● **Material provided**
================================

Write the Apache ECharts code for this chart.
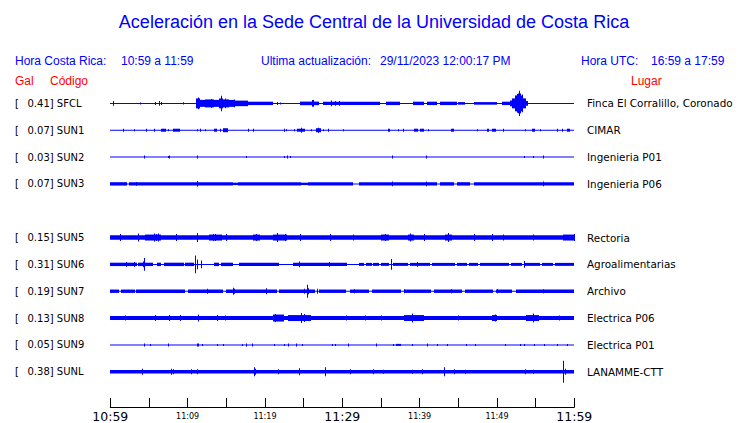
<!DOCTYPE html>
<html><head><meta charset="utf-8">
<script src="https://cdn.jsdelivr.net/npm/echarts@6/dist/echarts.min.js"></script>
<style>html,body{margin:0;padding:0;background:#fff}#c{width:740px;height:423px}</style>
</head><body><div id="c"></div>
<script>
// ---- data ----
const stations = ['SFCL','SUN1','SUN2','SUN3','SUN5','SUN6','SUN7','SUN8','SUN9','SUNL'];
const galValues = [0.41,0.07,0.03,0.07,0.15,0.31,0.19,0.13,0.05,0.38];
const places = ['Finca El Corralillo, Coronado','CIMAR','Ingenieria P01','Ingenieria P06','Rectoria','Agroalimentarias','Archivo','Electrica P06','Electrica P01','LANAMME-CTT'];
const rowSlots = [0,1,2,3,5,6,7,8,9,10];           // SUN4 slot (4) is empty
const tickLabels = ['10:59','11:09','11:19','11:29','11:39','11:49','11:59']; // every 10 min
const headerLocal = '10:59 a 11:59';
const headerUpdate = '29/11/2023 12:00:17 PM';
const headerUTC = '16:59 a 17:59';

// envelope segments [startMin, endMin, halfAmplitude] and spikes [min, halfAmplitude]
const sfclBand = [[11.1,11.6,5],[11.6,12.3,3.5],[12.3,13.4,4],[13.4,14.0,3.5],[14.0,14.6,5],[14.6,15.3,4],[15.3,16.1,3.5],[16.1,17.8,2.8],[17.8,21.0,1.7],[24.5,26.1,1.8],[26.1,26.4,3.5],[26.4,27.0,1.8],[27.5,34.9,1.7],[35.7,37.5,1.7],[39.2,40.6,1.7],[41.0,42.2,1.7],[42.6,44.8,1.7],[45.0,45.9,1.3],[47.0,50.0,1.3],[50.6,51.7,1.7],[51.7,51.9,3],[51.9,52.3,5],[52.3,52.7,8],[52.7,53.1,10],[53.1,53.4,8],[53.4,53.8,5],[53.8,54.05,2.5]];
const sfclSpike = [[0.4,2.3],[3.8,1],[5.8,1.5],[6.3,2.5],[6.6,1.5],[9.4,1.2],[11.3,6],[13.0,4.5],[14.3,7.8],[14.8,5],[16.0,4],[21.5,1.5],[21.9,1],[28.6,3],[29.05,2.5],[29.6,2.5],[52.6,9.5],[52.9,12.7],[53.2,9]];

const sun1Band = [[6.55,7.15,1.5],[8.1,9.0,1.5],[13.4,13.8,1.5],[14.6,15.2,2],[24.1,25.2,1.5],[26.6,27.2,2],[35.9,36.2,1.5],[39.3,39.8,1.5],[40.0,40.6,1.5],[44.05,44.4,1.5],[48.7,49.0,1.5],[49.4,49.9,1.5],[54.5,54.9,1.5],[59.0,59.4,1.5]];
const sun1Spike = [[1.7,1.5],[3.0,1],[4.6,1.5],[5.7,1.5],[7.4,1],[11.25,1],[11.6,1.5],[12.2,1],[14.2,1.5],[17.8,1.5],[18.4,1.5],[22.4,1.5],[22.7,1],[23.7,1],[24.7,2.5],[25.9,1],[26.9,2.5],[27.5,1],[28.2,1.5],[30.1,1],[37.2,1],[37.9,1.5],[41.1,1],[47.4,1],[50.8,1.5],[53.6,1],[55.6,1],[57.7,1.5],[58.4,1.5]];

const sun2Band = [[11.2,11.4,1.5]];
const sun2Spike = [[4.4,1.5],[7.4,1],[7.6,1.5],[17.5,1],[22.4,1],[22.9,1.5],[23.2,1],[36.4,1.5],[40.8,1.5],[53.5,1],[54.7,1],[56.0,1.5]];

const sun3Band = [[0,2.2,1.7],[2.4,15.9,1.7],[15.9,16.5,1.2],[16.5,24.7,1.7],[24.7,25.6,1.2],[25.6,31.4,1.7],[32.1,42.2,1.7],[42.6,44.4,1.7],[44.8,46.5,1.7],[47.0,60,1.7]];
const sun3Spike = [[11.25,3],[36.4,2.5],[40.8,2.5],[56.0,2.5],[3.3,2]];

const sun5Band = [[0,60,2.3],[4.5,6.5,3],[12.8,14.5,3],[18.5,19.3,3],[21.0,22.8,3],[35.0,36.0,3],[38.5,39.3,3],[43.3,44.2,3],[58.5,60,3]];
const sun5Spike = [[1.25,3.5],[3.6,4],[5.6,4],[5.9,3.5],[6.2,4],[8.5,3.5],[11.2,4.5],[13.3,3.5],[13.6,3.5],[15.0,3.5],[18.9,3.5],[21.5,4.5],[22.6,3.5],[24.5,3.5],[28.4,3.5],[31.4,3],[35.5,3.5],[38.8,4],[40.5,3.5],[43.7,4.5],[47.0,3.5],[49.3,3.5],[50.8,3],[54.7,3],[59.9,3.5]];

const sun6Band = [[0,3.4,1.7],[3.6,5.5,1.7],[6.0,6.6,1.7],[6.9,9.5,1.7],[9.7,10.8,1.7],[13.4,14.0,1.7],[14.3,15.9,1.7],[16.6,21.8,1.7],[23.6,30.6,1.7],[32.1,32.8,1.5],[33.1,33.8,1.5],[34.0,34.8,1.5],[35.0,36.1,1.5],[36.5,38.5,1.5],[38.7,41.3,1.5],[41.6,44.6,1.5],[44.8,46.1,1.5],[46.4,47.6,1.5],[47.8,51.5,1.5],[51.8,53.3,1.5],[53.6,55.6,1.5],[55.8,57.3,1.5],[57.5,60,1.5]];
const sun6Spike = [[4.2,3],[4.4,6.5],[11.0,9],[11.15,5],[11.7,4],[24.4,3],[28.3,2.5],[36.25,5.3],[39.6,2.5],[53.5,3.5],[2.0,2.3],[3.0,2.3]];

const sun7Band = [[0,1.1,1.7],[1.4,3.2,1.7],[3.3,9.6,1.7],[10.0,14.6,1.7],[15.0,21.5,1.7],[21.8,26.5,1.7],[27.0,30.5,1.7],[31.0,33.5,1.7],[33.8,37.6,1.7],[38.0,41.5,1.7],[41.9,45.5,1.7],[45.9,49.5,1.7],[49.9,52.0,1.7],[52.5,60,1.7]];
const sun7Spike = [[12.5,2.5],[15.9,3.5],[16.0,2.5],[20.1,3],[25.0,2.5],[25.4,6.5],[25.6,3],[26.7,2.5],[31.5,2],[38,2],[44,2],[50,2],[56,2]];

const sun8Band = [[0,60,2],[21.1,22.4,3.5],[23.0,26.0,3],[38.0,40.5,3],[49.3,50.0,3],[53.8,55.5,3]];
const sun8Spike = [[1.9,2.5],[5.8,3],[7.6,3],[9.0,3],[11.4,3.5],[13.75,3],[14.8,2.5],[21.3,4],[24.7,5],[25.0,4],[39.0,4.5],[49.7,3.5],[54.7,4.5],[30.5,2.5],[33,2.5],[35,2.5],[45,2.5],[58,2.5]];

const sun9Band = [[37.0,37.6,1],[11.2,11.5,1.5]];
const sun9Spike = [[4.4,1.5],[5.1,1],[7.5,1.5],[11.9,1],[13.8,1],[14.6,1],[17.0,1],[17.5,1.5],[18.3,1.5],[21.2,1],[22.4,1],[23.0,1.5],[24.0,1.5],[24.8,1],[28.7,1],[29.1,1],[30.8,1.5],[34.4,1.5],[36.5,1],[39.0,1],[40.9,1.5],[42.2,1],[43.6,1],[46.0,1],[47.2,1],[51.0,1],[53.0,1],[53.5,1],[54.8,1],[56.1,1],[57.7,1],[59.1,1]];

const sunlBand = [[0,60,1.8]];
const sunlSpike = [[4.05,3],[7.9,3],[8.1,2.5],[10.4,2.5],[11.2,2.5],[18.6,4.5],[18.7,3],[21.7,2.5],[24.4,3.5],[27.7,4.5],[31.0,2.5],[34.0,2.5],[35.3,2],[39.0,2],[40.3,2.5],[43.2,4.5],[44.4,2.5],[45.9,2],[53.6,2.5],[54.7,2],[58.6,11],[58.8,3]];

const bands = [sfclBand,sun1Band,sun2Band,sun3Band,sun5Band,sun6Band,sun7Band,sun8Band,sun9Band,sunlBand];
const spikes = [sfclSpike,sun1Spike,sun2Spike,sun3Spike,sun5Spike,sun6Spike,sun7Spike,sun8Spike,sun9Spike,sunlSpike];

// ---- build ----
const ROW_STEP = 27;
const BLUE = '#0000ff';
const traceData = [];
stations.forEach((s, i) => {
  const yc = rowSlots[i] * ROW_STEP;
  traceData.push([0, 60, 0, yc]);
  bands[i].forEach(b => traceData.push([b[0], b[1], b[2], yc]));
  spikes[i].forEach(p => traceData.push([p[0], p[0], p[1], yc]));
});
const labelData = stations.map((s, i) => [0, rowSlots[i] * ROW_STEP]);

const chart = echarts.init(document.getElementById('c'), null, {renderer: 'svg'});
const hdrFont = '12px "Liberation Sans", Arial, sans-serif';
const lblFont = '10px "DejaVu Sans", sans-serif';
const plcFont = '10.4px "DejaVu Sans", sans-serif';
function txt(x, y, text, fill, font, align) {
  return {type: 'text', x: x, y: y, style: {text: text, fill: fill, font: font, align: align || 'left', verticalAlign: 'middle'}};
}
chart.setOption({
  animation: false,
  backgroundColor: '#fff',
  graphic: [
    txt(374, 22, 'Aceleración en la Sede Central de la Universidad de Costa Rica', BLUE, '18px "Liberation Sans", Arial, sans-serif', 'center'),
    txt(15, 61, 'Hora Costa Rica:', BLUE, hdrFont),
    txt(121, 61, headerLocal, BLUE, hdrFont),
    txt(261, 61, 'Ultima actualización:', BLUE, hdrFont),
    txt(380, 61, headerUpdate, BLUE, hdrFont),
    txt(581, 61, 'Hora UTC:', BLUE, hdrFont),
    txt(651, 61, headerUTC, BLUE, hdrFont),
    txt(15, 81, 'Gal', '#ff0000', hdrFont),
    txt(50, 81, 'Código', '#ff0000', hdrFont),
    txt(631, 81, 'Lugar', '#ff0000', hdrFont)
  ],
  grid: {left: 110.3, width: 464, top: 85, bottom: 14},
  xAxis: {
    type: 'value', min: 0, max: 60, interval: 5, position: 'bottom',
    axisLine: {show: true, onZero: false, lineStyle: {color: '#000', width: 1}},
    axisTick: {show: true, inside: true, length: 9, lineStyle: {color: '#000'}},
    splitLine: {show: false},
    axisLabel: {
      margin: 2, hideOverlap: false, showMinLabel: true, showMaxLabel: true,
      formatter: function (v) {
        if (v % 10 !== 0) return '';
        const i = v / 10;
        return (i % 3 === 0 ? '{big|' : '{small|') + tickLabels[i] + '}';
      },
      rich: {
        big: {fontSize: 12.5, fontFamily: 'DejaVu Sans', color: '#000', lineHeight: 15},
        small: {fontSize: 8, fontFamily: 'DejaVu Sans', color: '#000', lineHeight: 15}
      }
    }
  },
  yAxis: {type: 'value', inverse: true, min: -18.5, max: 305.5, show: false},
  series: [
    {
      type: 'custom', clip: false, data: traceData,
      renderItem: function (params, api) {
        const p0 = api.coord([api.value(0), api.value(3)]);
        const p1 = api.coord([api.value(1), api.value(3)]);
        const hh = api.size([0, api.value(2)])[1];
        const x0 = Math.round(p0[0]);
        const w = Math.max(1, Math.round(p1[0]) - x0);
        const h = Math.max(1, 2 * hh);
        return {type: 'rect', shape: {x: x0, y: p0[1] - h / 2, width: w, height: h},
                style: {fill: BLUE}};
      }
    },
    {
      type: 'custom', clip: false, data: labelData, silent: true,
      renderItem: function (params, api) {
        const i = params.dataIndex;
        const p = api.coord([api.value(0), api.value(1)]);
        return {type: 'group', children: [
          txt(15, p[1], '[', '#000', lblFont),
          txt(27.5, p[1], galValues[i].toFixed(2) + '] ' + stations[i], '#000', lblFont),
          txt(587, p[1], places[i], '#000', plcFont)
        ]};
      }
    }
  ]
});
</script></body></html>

================================

● **Instruction**
Write out an exact copy of the listing, first line through the line containing "const headerUTC = '16:59 a 17:59';", with the pictures left out.

● **Full response**
Write the Apache ECharts code for this chart.
<!DOCTYPE html>
<html><head><meta charset="utf-8">
<script src="https://cdn.jsdelivr.net/npm/echarts@6/dist/echarts.min.js"></script>
<style>html,body{margin:0;padding:0;background:#fff}#c{width:740px;height:423px}</style>
</head><body><div id="c"></div>
<script>
// ---- data ----
const stations = ['SFCL','SUN1','SUN2','SUN3','SUN5','SUN6','SUN7','SUN8','SUN9','SUNL'];
const galValues = [0.41,0.07,0.03,0.07,0.15,0.31,0.19,0.13,0.05,0.38];
const places = ['Finca El Corralillo, Coronado','CIMAR','Ingenieria P01','Ingenieria P06','Rectoria','Agroalimentarias','Archivo','Electrica P06','Electrica P01','LANAMME-CTT'];
const rowSlots = [0,1,2,3,5,6,7,8,9,10];           // SUN4 slot (4) is empty
const tickLabels = ['10:59','11:09','11:19','11:29','11:39','11:49','11:59']; // every 10 min
const headerLocal = '10:59 a 11:59';
const headerUpdate = '29/11/2023 12:00:17 PM';
const headerUTC = '16:59 a 17:59';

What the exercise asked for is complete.